SHORT PROBLEM:
Make an exact copy of the records, dropping all pictures.

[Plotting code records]
** BEGIN **

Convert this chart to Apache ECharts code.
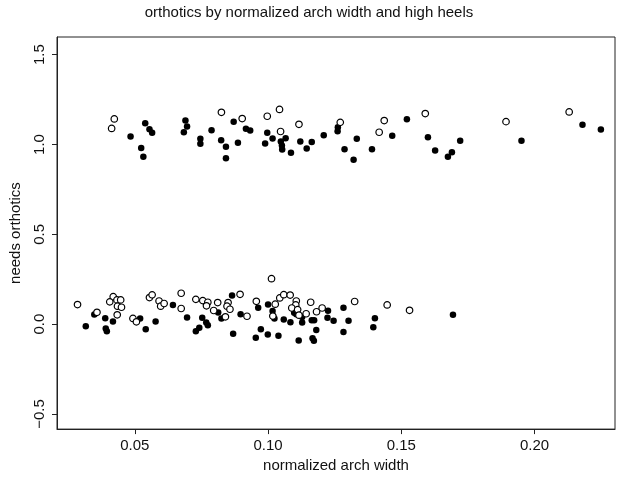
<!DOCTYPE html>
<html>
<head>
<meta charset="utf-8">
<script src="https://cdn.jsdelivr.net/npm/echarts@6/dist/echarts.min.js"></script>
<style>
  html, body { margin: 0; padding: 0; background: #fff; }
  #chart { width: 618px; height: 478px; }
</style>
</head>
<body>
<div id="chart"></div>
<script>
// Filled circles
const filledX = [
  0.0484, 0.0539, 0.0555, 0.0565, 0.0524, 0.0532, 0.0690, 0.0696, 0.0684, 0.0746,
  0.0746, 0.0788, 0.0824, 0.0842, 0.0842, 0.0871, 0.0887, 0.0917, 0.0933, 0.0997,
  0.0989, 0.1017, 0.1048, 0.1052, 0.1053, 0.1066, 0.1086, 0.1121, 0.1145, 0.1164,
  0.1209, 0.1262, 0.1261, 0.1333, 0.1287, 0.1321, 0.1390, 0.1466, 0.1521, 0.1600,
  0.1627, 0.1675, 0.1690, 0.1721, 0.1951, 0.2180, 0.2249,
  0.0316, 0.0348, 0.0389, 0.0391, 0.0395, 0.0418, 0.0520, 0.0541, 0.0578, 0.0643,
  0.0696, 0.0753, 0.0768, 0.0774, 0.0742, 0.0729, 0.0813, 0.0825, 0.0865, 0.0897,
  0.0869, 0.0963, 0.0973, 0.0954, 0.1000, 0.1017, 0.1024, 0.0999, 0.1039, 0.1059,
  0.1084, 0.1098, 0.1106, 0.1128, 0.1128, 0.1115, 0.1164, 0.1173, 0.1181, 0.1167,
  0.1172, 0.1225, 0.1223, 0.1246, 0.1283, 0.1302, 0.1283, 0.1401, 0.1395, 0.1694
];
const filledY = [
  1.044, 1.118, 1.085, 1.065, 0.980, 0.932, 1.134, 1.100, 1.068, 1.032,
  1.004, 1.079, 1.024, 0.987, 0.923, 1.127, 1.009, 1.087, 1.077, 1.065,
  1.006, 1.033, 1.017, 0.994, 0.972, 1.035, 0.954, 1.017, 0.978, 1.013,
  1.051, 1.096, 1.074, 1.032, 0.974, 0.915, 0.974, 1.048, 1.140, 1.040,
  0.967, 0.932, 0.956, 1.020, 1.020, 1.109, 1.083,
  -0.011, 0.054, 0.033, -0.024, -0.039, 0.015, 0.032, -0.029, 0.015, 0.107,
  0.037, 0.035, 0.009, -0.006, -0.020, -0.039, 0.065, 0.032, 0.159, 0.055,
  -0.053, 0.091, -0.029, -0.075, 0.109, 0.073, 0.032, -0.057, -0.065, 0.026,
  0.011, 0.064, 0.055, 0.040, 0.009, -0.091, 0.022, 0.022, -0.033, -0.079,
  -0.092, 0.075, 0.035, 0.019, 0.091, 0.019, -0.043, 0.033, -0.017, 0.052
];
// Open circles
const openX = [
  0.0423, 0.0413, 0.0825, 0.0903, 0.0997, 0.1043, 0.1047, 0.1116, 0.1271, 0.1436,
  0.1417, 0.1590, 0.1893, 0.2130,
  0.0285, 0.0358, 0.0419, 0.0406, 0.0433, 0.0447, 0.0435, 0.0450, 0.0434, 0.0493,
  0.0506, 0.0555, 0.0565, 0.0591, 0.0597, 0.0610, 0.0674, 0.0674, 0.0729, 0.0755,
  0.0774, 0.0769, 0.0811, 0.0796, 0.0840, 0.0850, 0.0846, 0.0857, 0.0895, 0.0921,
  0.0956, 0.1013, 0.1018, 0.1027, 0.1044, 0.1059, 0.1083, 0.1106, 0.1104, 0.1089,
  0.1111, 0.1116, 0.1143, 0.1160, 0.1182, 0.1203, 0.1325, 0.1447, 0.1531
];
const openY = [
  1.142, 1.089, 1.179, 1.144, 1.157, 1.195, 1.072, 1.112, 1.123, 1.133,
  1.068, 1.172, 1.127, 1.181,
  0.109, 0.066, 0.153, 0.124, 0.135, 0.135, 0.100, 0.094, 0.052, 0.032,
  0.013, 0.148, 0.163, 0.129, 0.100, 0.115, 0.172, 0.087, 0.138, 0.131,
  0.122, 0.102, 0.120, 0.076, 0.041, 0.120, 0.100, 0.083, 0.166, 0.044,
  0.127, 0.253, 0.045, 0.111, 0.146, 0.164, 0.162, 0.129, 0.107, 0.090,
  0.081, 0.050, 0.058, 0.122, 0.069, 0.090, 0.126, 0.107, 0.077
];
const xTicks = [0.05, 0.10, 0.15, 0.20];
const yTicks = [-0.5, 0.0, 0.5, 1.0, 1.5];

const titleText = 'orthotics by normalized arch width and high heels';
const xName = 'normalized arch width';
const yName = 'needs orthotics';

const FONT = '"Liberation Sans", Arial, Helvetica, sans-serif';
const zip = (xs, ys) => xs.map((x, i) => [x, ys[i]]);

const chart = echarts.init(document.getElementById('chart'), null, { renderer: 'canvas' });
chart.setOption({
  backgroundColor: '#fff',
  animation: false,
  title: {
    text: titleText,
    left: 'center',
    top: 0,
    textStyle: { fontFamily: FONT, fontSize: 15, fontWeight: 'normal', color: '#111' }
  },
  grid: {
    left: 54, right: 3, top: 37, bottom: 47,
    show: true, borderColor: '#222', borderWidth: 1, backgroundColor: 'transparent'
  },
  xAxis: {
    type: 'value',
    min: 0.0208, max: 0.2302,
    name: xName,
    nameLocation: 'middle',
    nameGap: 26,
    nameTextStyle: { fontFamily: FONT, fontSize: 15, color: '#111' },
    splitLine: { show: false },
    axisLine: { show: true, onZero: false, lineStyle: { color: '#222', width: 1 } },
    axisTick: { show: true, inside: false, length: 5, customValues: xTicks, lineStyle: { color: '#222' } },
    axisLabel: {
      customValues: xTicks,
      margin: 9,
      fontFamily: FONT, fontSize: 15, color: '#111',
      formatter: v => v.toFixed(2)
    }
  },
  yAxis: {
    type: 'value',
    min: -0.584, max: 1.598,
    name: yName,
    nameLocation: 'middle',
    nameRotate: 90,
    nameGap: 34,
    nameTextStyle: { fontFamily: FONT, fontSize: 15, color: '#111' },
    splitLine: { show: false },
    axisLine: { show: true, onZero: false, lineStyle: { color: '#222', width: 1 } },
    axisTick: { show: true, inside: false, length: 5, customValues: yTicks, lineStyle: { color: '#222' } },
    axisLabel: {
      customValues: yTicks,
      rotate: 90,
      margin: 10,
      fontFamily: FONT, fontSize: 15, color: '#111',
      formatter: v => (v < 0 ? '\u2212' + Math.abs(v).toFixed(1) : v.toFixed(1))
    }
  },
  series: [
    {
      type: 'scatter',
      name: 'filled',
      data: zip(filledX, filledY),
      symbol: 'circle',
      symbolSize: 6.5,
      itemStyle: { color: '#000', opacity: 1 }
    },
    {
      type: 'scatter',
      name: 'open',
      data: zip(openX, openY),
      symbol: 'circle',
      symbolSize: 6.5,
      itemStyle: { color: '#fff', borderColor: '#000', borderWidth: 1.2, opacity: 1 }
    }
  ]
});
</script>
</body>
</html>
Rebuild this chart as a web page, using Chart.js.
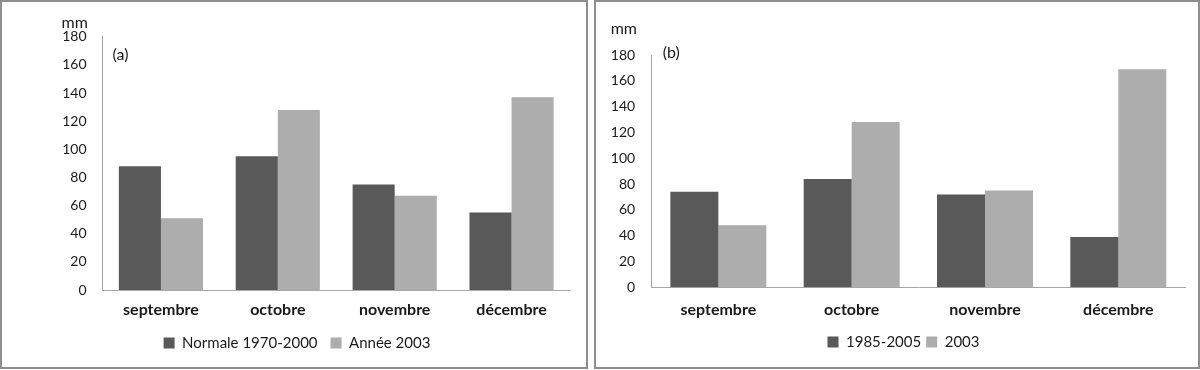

** END **

SOLUTION FOR THIS PROBLEM:
Convert this chart to Apache ECharts code.
<!DOCTYPE html>
<html>
<head>
<meta charset="utf-8">
<script src="https://cdn.jsdelivr.net/npm/echarts@6/dist/echarts.min.js"></script>
<style>
  html, body { margin: 0; padding: 0; background: #fff; }
  #chart { width: 618px; height: 478px; }
</style>
</head>
<body>
<div id="chart"></div>
<script>
// Filled circles
const filledX = [
  0.0484, 0.0539, 0.0555, 0.0565, 0.0524, 0.0532, 0.0690, 0.0696, 0.0684, 0.0746,
  0.0746, 0.0788, 0.0824, 0.0842, 0.0842, 0.0871, 0.0887, 0.0917, 0.0933, 0.0997,
  0.0989, 0.1017, 0.1048, 0.1052, 0.1053, 0.1066, 0.1086, 0.1121, 0.1145, 0.1164,
  0.1209, 0.1262, 0.1261, 0.1333, 0.1287, 0.1321, 0.1390, 0.1466, 0.1521, 0.1600,
  0.1627, 0.1675, 0.1690, 0.1721, 0.1951, 0.2180, 0.2249,
  0.0316, 0.0348, 0.0389, 0.0391, 0.0395, 0.0418, 0.0520, 0.0541, 0.0578, 0.0643,
  0.0696, 0.0753, 0.0768, 0.0774, 0.0742, 0.0729, 0.0813, 0.0825, 0.0865, 0.0897,
  0.0869, 0.0963, 0.0973, 0.0954, 0.1000, 0.1017, 0.1024, 0.0999, 0.1039, 0.1059,
  0.1084, 0.1098, 0.1106, 0.1128, 0.1128, 0.1115, 0.1164, 0.1173, 0.1181, 0.1167,
  0.1172, 0.1225, 0.1223, 0.1246, 0.1283, 0.1302, 0.1283, 0.1401, 0.1395, 0.1694
];
const filledY = [
  1.044, 1.118, 1.085, 1.065, 0.980, 0.932, 1.134, 1.100, 1.068, 1.032,
  1.004, 1.079, 1.024, 0.987, 0.923, 1.127, 1.009, 1.087, 1.077, 1.065,
  1.006, 1.033, 1.017, 0.994, 0.972, 1.035, 0.954, 1.017, 0.978, 1.013,
  1.051, 1.096, 1.074, 1.032, 0.974, 0.915, 0.974, 1.048, 1.140, 1.040,
  0.967, 0.932, 0.956, 1.020, 1.020, 1.109, 1.083,
  -0.011, 0.054, 0.033, -0.024, -0.039, 0.015, 0.032, -0.029, 0.015, 0.107,
  0.037, 0.035, 0.009, -0.006, -0.020, -0.039, 0.065, 0.032, 0.159, 0.055,
  -0.053, 0.091, -0.029, -0.075, 0.109, 0.073, 0.032, -0.057, -0.065, 0.026,
  0.011, 0.064, 0.055, 0.040, 0.009, -0.091, 0.022, 0.022, -0.033, -0.079,
  -0.092, 0.075, 0.035, 0.019, 0.091, 0.019, -0.043, 0.033, -0.017, 0.052
];
// Open circles
const openX = [
  0.0423, 0.0413, 0.0825, 0.0903, 0.0997, 0.1043, 0.1047, 0.1116, 0.1271, 0.1436,
  0.1417, 0.1590, 0.1893, 0.2130,
  0.0285, 0.0358, 0.0419, 0.0406, 0.0433, 0.0447, 0.0435, 0.0450, 0.0434, 0.0493,
  0.0506, 0.0555, 0.0565, 0.0591, 0.0597, 0.0610, 0.0674, 0.0674, 0.0729, 0.0755,
  0.0774, 0.0769, 0.0811, 0.0796, 0.0840, 0.0850, 0.0846, 0.0857, 0.0895, 0.0921,
  0.0956, 0.1013, 0.1018, 0.1027, 0.1044, 0.1059, 0.1083, 0.1106, 0.1104, 0.1089,
  0.1111, 0.1116, 0.1143, 0.1160, 0.1182, 0.1203, 0.1325, 0.1447, 0.1531
];
const openY = [
  1.142, 1.089, 1.179, 1.144, 1.157, 1.195, 1.072, 1.112, 1.123, 1.133,
  1.068, 1.172, 1.127, 1.181,
  0.109, 0.066, 0.153, 0.124, 0.135, 0.135, 0.100, 0.094, 0.052, 0.032,
  0.013, 0.148, 0.163, 0.129, 0.100, 0.115, 0.172, 0.087, 0.138, 0.131,
  0.122, 0.102, 0.120, 0.076, 0.041, 0.120, 0.100, 0.083, 0.166, 0.044,
  0.127, 0.253, 0.045, 0.111, 0.146, 0.164, 0.162, 0.129, 0.107, 0.090,
  0.081, 0.050, 0.058, 0.122, 0.069, 0.090, 0.126, 0.107, 0.077
];
const xTicks = [0.05, 0.10, 0.15, 0.20];
const yTicks = [-0.5, 0.0, 0.5, 1.0, 1.5];

const titleText = 'orthotics by normalized arch width and high heels';
const xName = 'normalized arch width';
const yName = 'needs orthotics';

const FONT = '"Liberation Sans", Arial, Helvetica, sans-serif';
const zip = (xs, ys) => xs.map((x, i) => [x, ys[i]]);

const chart = echarts.init(document.getElementById('chart'), null, { renderer: 'canvas' });
chart.setOption({
  backgroundColor: '#fff',
  animation: false,
  title: {
    text: titleText,
    left: 'center',
    top: 0,
    textStyle: { fontFamily: FONT, fontSize: 15, fontWeight: 'normal', color: '#111' }
  },
  grid: {
    left: 54, right: 3, top: 37, bottom: 47,
    show: true, borderColor: '#222', borderWidth: 1, backgroundColor: 'transparent'
  },
  xAxis: {
    type: 'value',
    min: 0.0208, max: 0.2302,
    name: xName,
    nameLocation: 'middle',
    nameGap: 26,
    nameTextStyle: { fontFamily: FONT, fontSize: 15, color: '#111' },
    splitLine: { show: false },
    axisLine: { show: true, onZero: false, lineStyle: { color: '#222', width: 1 } },
    axisTick: { show: true, inside: false, length: 5, customValues: xTicks, lineStyle: { color: '#222' } },
    axisLabel: {
      customValues: xTicks,
      margin: 9,
      fontFamily: FONT, fontSize: 15, color: '#111',
      formatter: v => v.toFixed(2)
    }
  },
  yAxis: {
    type: 'value',
    min: -0.584, max: 1.598,
    name: yName,
    nameLocation: 'middle',
    nameRotate: 90,
    nameGap: 34,
    nameTextStyle: { fontFamily: FONT, fontSize: 15, color: '#111' },
    splitLine: { show: false },
    axisLine: { show: true, onZero: false, lineStyle: { color: '#222', width: 1 } },
    axisTick: { show: true, inside: false, length: 5, customValues: yTicks, lineStyle: { color: '#222' } },
    axisLabel: {
      customValues: yTicks,
      rotate: 90,
      margin: 10,
      fontFamily: FONT, fontSize: 15, color: '#111',
      formatter: v => (v < 0 ? '\u2212' + Math.abs(v).toFixed(1) : v.toFixed(1))
    }
  },
  series: [
    {
      type: 'scatter',
      name: 'filled',
      data: zip(filledX, filledY),
      symbol: 'circle',
      symbolSize: 6.5,
      itemStyle: { color: '#000', opacity: 1 }
    },
    {
      type: 'scatter',
      name: 'open',
      data: zip(openX, openY),
      symbol: 'circle',
      symbolSize: 6.5,
      itemStyle: { color: '#fff', borderColor: '#000', borderWidth: 1.2, opacity: 1 }
    }
  ]
});
</script>
</body>
</html>
Rebuild this chart as a web page, using Chart.js.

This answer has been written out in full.